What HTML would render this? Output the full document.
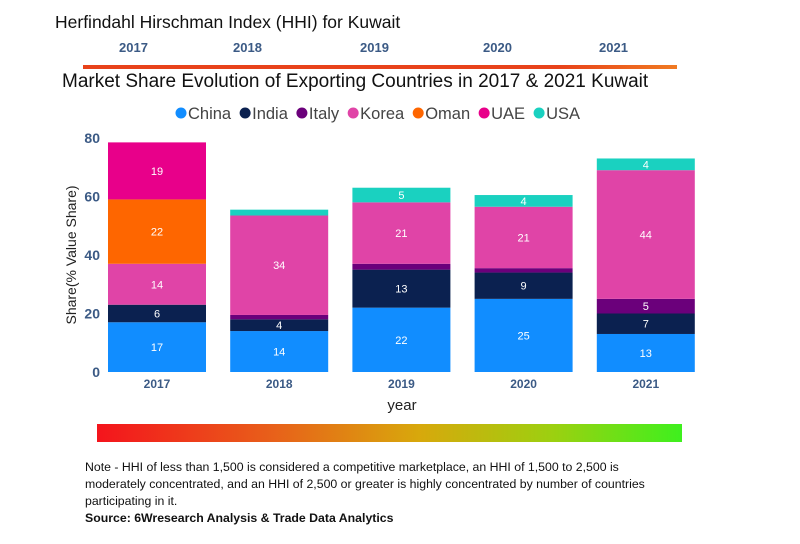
<!DOCTYPE html>
<html><head><meta charset="utf-8"><style>
body{margin:0;width:800px;height:544px;background:#fff;font-family:"Liberation Sans","DejaVu Sans",sans-serif;overflow:hidden;position:relative}
.a{position:absolute}
</style></head><body>
<div class="a" style="left:55px;top:12px;font-size:17.5px;color:#111">Herfindahl Hirschman Index (HHI) for Kuwait</div>
<div>
<div class="a" style="left:119px;top:40px;font-size:13px;font-weight:bold;color:#3b5a85">2017</div>
<div class="a" style="left:233px;top:40px;font-size:13px;font-weight:bold;color:#3b5a85">2018</div>
<div class="a" style="left:360px;top:40px;font-size:13px;font-weight:bold;color:#3b5a85">2019</div>
<div class="a" style="left:483px;top:40px;font-size:13px;font-weight:bold;color:#3b5a85">2020</div>
<div class="a" style="left:599px;top:40px;font-size:13px;font-weight:bold;color:#3b5a85">2021</div>
</div>
<div class="a" style="left:83px;top:65px;width:594px;height:4px;background:linear-gradient(90deg,#e8421a,#e8421a 80%,#f07a22)"></div>
<div class="a" style="left:62px;top:71px;font-size:19px;color:#111">Market Share Evolution of Exporting Countries in 2017 &amp; 2021 Kuwait</div>
<svg class="a" style="left:0;top:0" width="800" height="544" id="chart"></svg>
<div class="a" style="left:97px;top:424px;width:585px;height:18px;background:linear-gradient(90deg,#f4141c,#e8601a 30%,#d8a80c 55%,#9cd010 78%,#3ef01e)"></div>
<div class="a" style="left:85px;top:459px;width:585px;font-size:12.3px;line-height:17px;color:#111">Note - HHI of less than 1,500 is considered a competitive marketplace, an HHI of 1,500 to 2,500 is moderately concentrated, and an HHI of 2,500 or greater is highly concentrated by number of countries participating in it.<br><b>Source: 6Wresearch Analysis &amp; Trade Data Analytics</b></div>
<script>
const years=["2017","2018","2019","2020","2021"];
const series=["China","India","Italy","Korea","Oman","UAE","USA"];
const colors=["#118dff","#0b2150","#6b007b","#e044a7","#fe6600","#e8008a","#1ad1c0"];
const china=[17,14,22,25,13];
const india=[6,4,13,9,7];
const italy=[0,1.5,2,1.5,5];
const korea=[14,34,21,21,44];
const oman=[22,0,0,0,0];
const uae=[19.5,0,0,0,0];
const usa=[0,2,5,4,4];
const yTicks=[0,20,40,60,80];
const vals=[china,india,italy,korea,oman,uae,usa];
const NS="http://www.w3.org/2000/svg",svg=document.getElementById('chart');
const y=v=>372-v*2.925, x=i=>108+i*122.2, bw=98;
function mk(t,a){const e=document.createElementNS(NS,t);for(const k in a)e.setAttribute(k,a[k]);svg.appendChild(e);return e;}
let lx=175;
series.forEach((s,i)=>{
const c=mk('circle',{cx:lx+6,cy:113,r:5.5,fill:colors[i]});


const t=mk('text',{x:lx+13,y:119,'font-size':16.5,fill:'#444'});t.textContent=s;


lx+=13+t.getComputedTextLength()+8;
});
yTicks.forEach(v=>{const t=mk('text',{x:100,y:y(v)+5,'font-size':14,'font-weight':'bold',fill:'#3b5a85','text-anchor':'end'});t.textContent=v;

});
years.forEach((yr,i)=>{
let base=0;
vals.forEach((arr,s)=>{const v=arr[i];if(!v)return;
const r=mk('rect',{x:x(i),y:y(base+v),width:bw,height:v*2.925,fill:colors[s]});


if(v>=4){const t=mk('text',{x:x(i)+bw/2,y:y(base+v/2)+4,'font-size':11,fill:'#fff','text-anchor':'middle'});t.textContent=Math.floor(v);

}
base+=v;});
const t=mk('text',{x:x(i)+bw/2,y:388,'font-size':12,'font-weight':'bold',fill:'#3b5a85','text-anchor':'middle'});t.textContent=yr;


});
const xt=mk('text',{x:402,y:410,'font-size':15,fill:'#222','text-anchor':'middle'});xt.textContent='year';


const yt=mk('text',{x:0,y:0,'font-size':14,fill:'#222','text-anchor':'middle',transform:'translate(76,255) rotate(-90)'});yt.textContent='Share(% Value Share)';


</script>
</body></html>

● **Problem statement**:
Copy the material above in full and exactly, skipping pictures.

● **Expected output**:
What HTML would render this? Output the full document.
<!DOCTYPE html>
<html><head><meta charset="utf-8"><style>
body{margin:0;width:800px;height:544px;background:#fff;font-family:"Liberation Sans","DejaVu Sans",sans-serif;overflow:hidden;position:relative}
.a{position:absolute}
</style></head><body>
<div class="a" style="left:55px;top:12px;font-size:17.5px;color:#111">Herfindahl Hirschman Index (HHI) for Kuwait</div>
<div>
<div class="a" style="left:119px;top:40px;font-size:13px;font-weight:bold;color:#3b5a85">2017</div>
<div class="a" style="left:233px;top:40px;font-size:13px;font-weight:bold;color:#3b5a85">2018</div>
<div class="a" style="left:360px;top:40px;font-size:13px;font-weight:bold;color:#3b5a85">2019</div>
<div class="a" style="left:483px;top:40px;font-size:13px;font-weight:bold;color:#3b5a85">2020</div>
<div class="a" style="left:599px;top:40px;font-size:13px;font-weight:bold;color:#3b5a85">2021</div>
</div>
<div class="a" style="left:83px;top:65px;width:594px;height:4px;background:linear-gradient(90deg,#e8421a,#e8421a 80%,#f07a22)"></div>
<div class="a" style="left:62px;top:71px;font-size:19px;color:#111">Market Share Evolution of Exporting Countries in 2017 &amp; 2021 Kuwait</div>
<svg class="a" style="left:0;top:0" width="800" height="544" id="chart"></svg>
<div class="a" style="left:97px;top:424px;width:585px;height:18px;background:linear-gradient(90deg,#f4141c,#e8601a 30%,#d8a80c 55%,#9cd010 78%,#3ef01e)"></div>
<div class="a" style="left:85px;top:459px;width:585px;font-size:12.3px;line-height:17px;color:#111">Note - HHI of less than 1,500 is considered a competitive marketplace, an HHI of 1,500 to 2,500 is moderately concentrated, and an HHI of 2,500 or greater is highly concentrated by number of countries participating in it.<br><b>Source: 6Wresearch Analysis &amp; Trade Data Analytics</b></div>
<script>
const years=["2017","2018","2019","2020","2021"];
const series=["China","India","Italy","Korea","Oman","UAE","USA"];
const colors=["#118dff","#0b2150","#6b007b","#e044a7","#fe6600","#e8008a","#1ad1c0"];
const china=[17,14,22,25,13];
const india=[6,4,13,9,7];
const italy=[0,1.5,2,1.5,5];
const korea=[14,34,21,21,44];
const oman=[22,0,0,0,0];
const uae=[19.5,0,0,0,0];
const usa=[0,2,5,4,4];
const yTicks=[0,20,40,60,80];
const vals=[china,india,italy,korea,oman,uae,usa];
const NS="http://www.w3.org/2000/svg",svg=document.getElementById('chart');
const y=v=>372-v*2.925, x=i=>108+i*122.2, bw=98;
function mk(t,a){const e=document.createElementNS(NS,t);for(const k in a)e.setAttribute(k,a[k]);svg.appendChild(e);return e;}
let lx=175;
series.forEach((s,i)=>{
const c=mk('circle',{cx:lx+6,cy:113,r:5.5,fill:colors[i]});


const t=mk('text',{x:lx+13,y:119,'font-size':16.5,fill:'#444'});t.textContent=s;


lx+=13+t.getComputedTextLength()+8;
});
yTicks.forEach(v=>{const t=mk('text',{x:100,y:y(v)+5,'font-size':14,'font-weight':'bold',fill:'#3b5a85','text-anchor':'end'});t.textContent=v;

});
years.forEach((yr,i)=>{
let base=0;
vals.forEach((arr,s)=>{const v=arr[i];if(!v)return;
const r=mk('rect',{x:x(i),y:y(base+v),width:bw,height:v*2.925,fill:colors[s]});


if(v>=4){const t=mk('text',{x:x(i)+bw/2,y:y(base+v/2)+4,'font-size':11,fill:'#fff','text-anchor':'middle'});t.textContent=Math.floor(v);

}
base+=v;});
const t=mk('text',{x:x(i)+bw/2,y:388,'font-size':12,'font-weight':'bold',fill:'#3b5a85','text-anchor':'middle'});t.textContent=yr;


});
const xt=mk('text',{x:402,y:410,'font-size':15,fill:'#222','text-anchor':'middle'});xt.textContent='year';


const yt=mk('text',{x:0,y:0,'font-size':14,fill:'#222','text-anchor':'middle',transform:'translate(76,255) rotate(-90)'});yt.textContent='Share(% Value Share)';


</script>
</body></html>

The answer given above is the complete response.